[Editorial] Limits of cooperation with US, Japan for solving Korean Peninsula problems

Posted on : 2022-10-07 17:16 KST Modified on : 2022-10-07 17:16 KST
South Korea must consider the differences between their strategic interests and those of the US and Japan
President Yoon Suk-yeol shakes hands with Prime Minister Fumio Kishida of Japan during their pull-aside talks in New York on Sept. 21. (Yonhap)
President Yoon Suk-yeol shakes hands with Prime Minister Fumio Kishida of Japan during their pull-aside talks in New York on Sept. 21. (Yonhap)

North Korea launched more short-range ballistic missiles on Thursday. An American aircraft carrier took part in another joint military exercise with South Korea and Japan in the East Sea on the same day, and South Korean President Yoon Suk-yeol and Japanese Prime Minister Fumio Kishida agreed during a phone call that their two countries would keep cooperating on making a stern response to North Korea.

On the same day, North Korea sent a formation of 12 jet fighters and bombers south of the “special reconnaissance line” defined by the South Korean military in a show of force. South Korea responded by scrambling 30 jets of its own. The Korean Peninsula is entering a vicious spiral of antagonism with no exit in sight.

North Korea’s launch of two ballistic missiles into the East Sea on Thursday morning was the sixth such launch in the past 12 days. The same day, South Korea, the US and Japan responded to the test by carrying out a missile defense exercise in international waters in the East Sea.

That trilateral exercise came six days after they carried out their first joint anti-submarine drills in international waters on Sept. 30. The USS Ronald Reagan, an aircraft carrier that had departed the waters around the Korean Peninsula, returned to the East Sea on Wednesday evening to take part in the latest round of drills.

North Korea’s Foreign Ministry released an official statement criticizing the reappearance of the American aircraft carrier. That statement appeared to both signal that the missile launch on Thursday was a show of force in response to the South Korea-US-Japan joint exercises and to lay the groundwork for tougher military action, including a nuclear weapon test.
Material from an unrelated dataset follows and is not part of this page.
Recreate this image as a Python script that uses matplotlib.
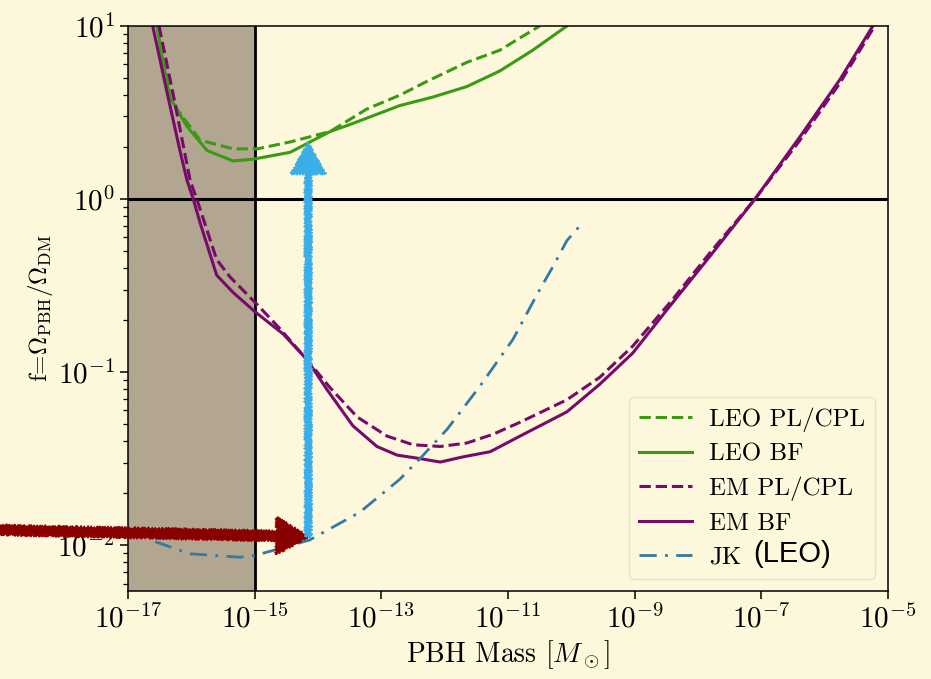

The only response apparently being considered by the Yoon administration is to strengthen trilateral military cooperation with the US and Japan. “We will fully protect the lives and safety of the Korean public through the powerful South Korea-US alliance and South Korea-US-Japan security cooperation,” Yoon said in response to North Korea’s missile launch.

South Korea’s presidential office said that Yoon and Kishida, the Japanese prime minister, agreed in a 25-minute phone call on Thursday to “not only continue trilateral security cooperation between South Korea, the US and Japan but also to maintain firm solidarity with the international community, including the UN Security Council.” That was designed to “send a clear message to North Korea that provocations have consequences.”

South Korea needs to improve its relations with Japan, but it’s accelerating military cooperation on the North Korean missile and nuclear weapon issues even though Japan keeps insisting that South Korea come up with its own solution to pending issues, including compensation for Koreans conscripted for labor during the Japanese colonial period. That will surely weaken Seoul’s diplomatic leverage for reaching solutions on these major pending issues.

The Yoon administration must avoid rushing into actions that it hopes will bring the kind of improvement in South Korea-Japan relations that eluded the previous administration.

We need to strengthen our security posture in response to North Korean provocations, but we should also take into account the differences between our three countries’ strategic interests.

As South Korea strengthens military ties with the US and Japan, concerns will grow about a crisis, including the possibility of an accidental clash. Allowing the current showdown between South Korea, the US and Japan on one side and North Korea, China and Russia on the other to become protracted would surely place a heavy burden on South Korea’s national security.